Identify one student in your class who shows consistent patterns that look like planning, organization, or task initiation difficulty. For that student, introduce one external support this week: a printed checklist for a multi-step assignment, or a brief planning conference before a project where they tell you their plan and you write it down together. Track whether the external support changes the student's output. For many students with executive function difficulty, the external structure is all that's standing between them and successful work — the capacity is there, but the scaffolding is missing.

Frequently Asked Questions

How do I distinguish between an executive function difficulty and just a disorganized student?
The distinction is usually in scope and pattern. A student who is sometimes disorganized in one class, or whose disorganization is inconsistent, may simply be dealing with low motivation, unclear expectations, or temporary stress. A student with executive function difficulty shows patterns across settings and over time — they lose materials consistently, not occasionally; they struggle to initiate tasks even when they want to complete them; their disorganization persists despite correction and consequences. The question is whether structure helps: a student with executive function difficulty responds dramatically to external scaffolding (checklists, graphic organizers, routines). If a checklist converts a student from non-completion to completion immediately, that's a working memory or planning issue, not a motivation issue.
Should I give students with executive function difficulties more time on tests?
Extended time can help on tasks where planning, organization, or working memory demands are high — essay tests with multiple components, multi-step math tasks, complex written responses. It helps less when the bottleneck is something else, like retrieval or knowledge. The more useful accommodation for executive function on assessments: break the task into explicit components with separate prompts, allow scratch paper for planning, provide a structured response organizer, or allow students to outline their response before writing it. These address the executive function demand directly rather than just adding time.

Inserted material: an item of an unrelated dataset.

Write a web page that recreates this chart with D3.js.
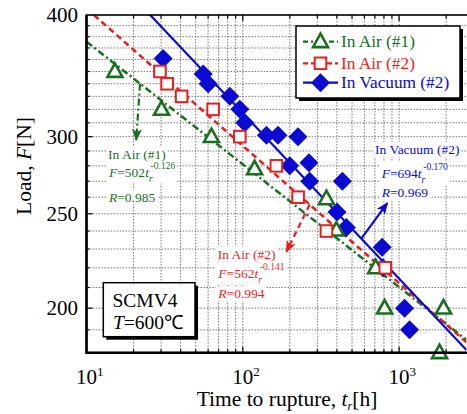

How do I support executive function in a class of 30 without treating it as an individual accommodation for one student?
Most executive function supports cost little to provide universally and benefit students beyond those who most need them. A planning checklist on every major assignment benefits the students who would fail without it and doesn't hurt students who don't need it. Visual timers during work periods benefit students with time awareness difficulty and are neutral for others. Consistent opening routines benefit all students. Graphic organizers for writing tasks benefit everyone from students with severe planning difficulty to students who simply need a starting point. Universal design for executive function — building the supports into the classroom structure rather than assigning them to specific students — reduces stigma while serving the students who most need the scaffolding.